* **Material**:
--- --- ---
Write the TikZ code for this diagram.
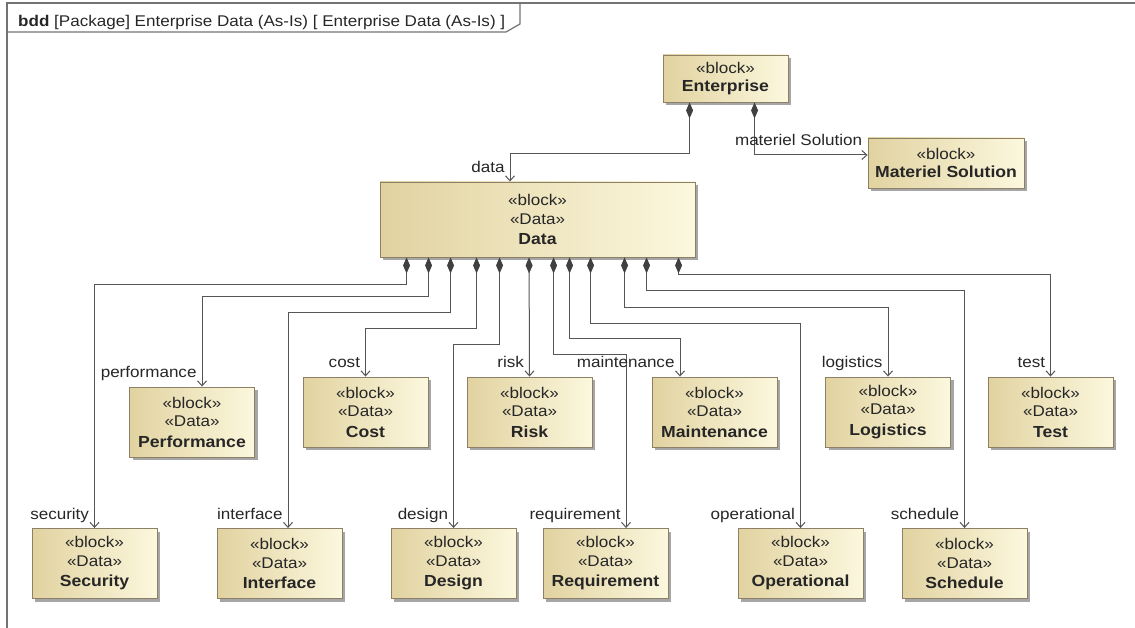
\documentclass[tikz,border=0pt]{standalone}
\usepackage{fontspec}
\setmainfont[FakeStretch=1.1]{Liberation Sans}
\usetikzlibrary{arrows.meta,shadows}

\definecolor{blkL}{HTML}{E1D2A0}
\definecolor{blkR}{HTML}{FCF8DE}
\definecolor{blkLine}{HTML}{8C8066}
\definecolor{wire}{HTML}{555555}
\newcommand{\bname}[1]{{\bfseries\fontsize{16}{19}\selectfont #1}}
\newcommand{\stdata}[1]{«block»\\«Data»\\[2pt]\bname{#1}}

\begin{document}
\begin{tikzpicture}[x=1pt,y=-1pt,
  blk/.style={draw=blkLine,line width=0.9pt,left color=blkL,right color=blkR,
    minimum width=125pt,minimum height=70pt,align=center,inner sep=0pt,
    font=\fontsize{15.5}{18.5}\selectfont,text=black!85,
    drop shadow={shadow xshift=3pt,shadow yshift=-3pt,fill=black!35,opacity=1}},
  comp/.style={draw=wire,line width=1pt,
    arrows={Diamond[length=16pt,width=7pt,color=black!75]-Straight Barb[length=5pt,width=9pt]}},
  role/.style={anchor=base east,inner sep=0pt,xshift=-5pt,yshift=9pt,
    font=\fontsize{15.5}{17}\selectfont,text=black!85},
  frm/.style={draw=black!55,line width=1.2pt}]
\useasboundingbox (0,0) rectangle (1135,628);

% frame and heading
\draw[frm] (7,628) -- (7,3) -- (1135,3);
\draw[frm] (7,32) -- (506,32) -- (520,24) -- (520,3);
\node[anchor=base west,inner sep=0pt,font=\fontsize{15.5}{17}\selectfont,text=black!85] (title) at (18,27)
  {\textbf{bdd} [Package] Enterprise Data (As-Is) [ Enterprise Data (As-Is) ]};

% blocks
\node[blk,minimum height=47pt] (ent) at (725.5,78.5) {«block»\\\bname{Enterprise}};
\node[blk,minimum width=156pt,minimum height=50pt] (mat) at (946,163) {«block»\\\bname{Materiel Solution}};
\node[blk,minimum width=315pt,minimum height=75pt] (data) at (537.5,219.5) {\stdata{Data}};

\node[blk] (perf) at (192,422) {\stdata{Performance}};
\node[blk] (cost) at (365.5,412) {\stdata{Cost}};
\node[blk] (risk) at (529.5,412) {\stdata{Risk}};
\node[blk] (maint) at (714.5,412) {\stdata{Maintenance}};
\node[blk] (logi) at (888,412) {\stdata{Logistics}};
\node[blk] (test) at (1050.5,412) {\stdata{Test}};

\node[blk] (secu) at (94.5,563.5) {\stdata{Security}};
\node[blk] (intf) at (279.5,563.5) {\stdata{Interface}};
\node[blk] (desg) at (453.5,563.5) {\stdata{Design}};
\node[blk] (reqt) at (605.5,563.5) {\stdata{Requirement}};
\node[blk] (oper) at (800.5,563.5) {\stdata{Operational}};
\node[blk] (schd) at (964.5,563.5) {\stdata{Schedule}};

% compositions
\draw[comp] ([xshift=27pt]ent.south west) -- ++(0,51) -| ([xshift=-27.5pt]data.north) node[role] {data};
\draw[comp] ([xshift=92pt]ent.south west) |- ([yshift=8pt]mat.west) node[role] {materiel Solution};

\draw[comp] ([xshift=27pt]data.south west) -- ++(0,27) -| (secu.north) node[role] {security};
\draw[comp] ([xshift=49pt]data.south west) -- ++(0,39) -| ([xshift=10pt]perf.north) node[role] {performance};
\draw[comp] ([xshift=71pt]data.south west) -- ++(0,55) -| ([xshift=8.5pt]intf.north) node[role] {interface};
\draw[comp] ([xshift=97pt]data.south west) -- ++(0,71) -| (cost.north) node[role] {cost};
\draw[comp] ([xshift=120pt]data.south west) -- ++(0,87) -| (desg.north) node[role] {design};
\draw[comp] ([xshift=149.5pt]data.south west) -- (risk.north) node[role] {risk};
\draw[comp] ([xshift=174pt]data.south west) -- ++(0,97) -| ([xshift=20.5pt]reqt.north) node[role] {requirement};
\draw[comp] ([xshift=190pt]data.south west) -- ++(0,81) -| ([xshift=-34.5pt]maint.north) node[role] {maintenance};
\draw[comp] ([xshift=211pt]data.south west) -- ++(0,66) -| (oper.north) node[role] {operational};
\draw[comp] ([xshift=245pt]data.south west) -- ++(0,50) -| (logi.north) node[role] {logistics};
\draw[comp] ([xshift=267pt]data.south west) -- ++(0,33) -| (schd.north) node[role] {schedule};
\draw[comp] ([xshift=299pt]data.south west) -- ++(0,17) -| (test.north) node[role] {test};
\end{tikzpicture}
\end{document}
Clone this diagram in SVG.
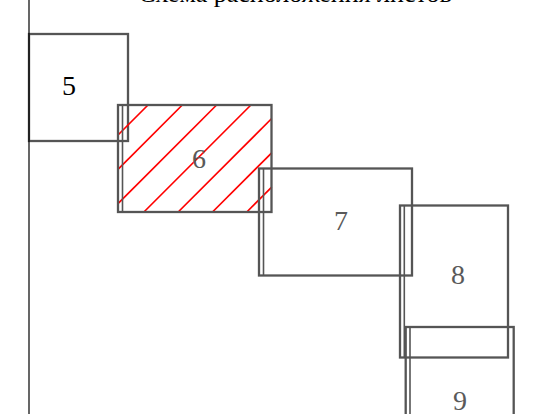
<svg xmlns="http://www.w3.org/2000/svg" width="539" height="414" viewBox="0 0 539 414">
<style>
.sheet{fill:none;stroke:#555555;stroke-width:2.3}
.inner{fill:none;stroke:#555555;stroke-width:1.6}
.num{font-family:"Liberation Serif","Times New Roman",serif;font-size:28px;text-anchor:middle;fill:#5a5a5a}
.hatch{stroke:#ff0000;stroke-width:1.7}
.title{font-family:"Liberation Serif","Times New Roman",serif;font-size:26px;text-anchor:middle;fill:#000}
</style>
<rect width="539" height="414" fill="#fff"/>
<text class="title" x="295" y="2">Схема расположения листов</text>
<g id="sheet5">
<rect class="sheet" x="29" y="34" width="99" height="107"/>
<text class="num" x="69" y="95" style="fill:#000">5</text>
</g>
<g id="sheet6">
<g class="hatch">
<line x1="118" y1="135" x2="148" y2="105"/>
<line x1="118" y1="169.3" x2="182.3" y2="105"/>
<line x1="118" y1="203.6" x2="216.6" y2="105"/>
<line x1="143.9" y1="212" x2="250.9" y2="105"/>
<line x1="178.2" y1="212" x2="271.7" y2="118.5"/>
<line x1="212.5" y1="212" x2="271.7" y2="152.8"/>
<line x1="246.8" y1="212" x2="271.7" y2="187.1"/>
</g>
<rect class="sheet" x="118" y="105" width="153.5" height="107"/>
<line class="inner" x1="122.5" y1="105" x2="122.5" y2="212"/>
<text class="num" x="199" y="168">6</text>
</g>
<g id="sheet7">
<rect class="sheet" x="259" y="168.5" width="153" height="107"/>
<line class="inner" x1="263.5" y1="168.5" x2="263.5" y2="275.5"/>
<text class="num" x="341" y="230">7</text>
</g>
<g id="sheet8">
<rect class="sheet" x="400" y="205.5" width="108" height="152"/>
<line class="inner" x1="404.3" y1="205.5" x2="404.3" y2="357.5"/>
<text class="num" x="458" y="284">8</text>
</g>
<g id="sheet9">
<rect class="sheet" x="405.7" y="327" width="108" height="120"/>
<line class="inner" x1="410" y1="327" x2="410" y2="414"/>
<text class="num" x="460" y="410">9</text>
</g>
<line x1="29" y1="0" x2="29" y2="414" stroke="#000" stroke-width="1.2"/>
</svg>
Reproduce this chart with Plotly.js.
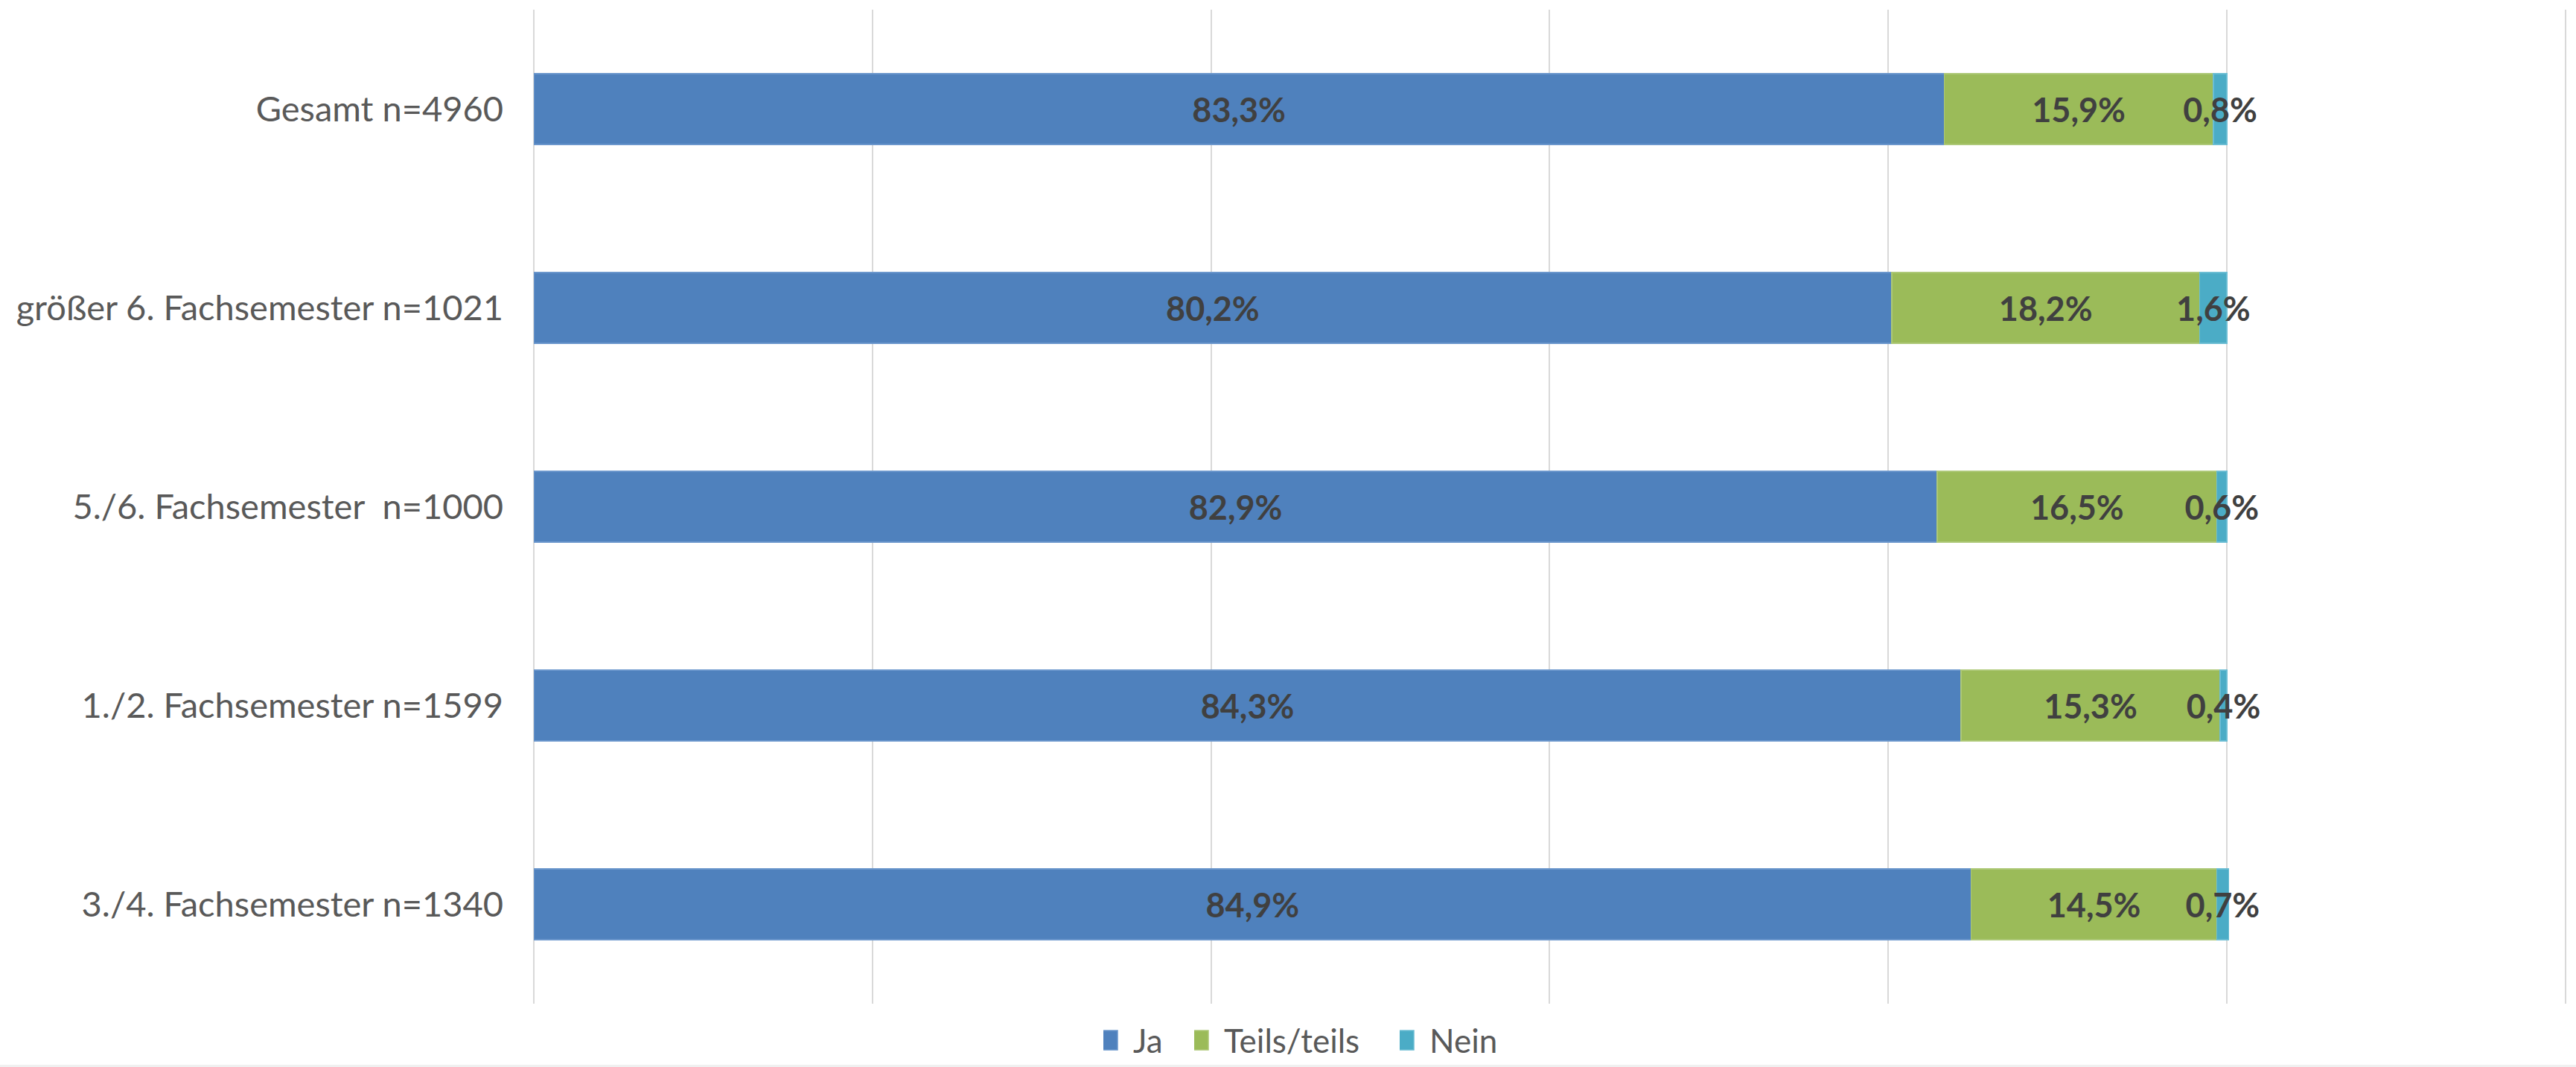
--- --- ---
* **What the task requires**: Set the lines above down again, word for word, from the first through the one containing "[Package] Enterprise Data"; pictures excluded.

* **Solved problem**:
Write the TikZ code for this diagram.
\documentclass[tikz,border=0pt]{standalone}
\usepackage{fontspec}
\setmainfont[FakeStretch=1.1]{Liberation Sans}
\usetikzlibrary{arrows.meta,shadows}

\definecolor{blkL}{HTML}{E1D2A0}
\definecolor{blkR}{HTML}{FCF8DE}
\definecolor{blkLine}{HTML}{8C8066}
\definecolor{wire}{HTML}{555555}
\newcommand{\bname}[1]{{\bfseries\fontsize{16}{19}\selectfont #1}}
\newcommand{\stdata}[1]{«block»\\«Data»\\[2pt]\bname{#1}}

\begin{document}
\begin{tikzpicture}[x=1pt,y=-1pt,
  blk/.style={draw=blkLine,line width=0.9pt,left color=blkL,right color=blkR,
    minimum width=125pt,minimum height=70pt,align=center,inner sep=0pt,
    font=\fontsize{15.5}{18.5}\selectfont,text=black!85,
    drop shadow={shadow xshift=3pt,shadow yshift=-3pt,fill=black!35,opacity=1}},
  comp/.style={draw=wire,line width=1pt,
    arrows={Diamond[length=16pt,width=7pt,color=black!75]-Straight Barb[length=5pt,width=9pt]}},
  role/.style={anchor=base east,inner sep=0pt,xshift=-5pt,yshift=9pt,
    font=\fontsize{15.5}{17}\selectfont,text=black!85},
  frm/.style={draw=black!55,line width=1.2pt}]
\useasboundingbox (0,0) rectangle (1135,628);

% frame and heading
\draw[frm] (7,628) -- (7,3) -- (1135,3);
\draw[frm] (7,32) -- (506,32) -- (520,24) -- (520,3);
\node[anchor=base west,inner sep=0pt,font=\fontsize{15.5}{17}\selectfont,text=black!85] (title) at (18,27)
  {\textbf{bdd} [Package] Enterprise Data (As-Is) [ Enterprise Data (As-Is) ]};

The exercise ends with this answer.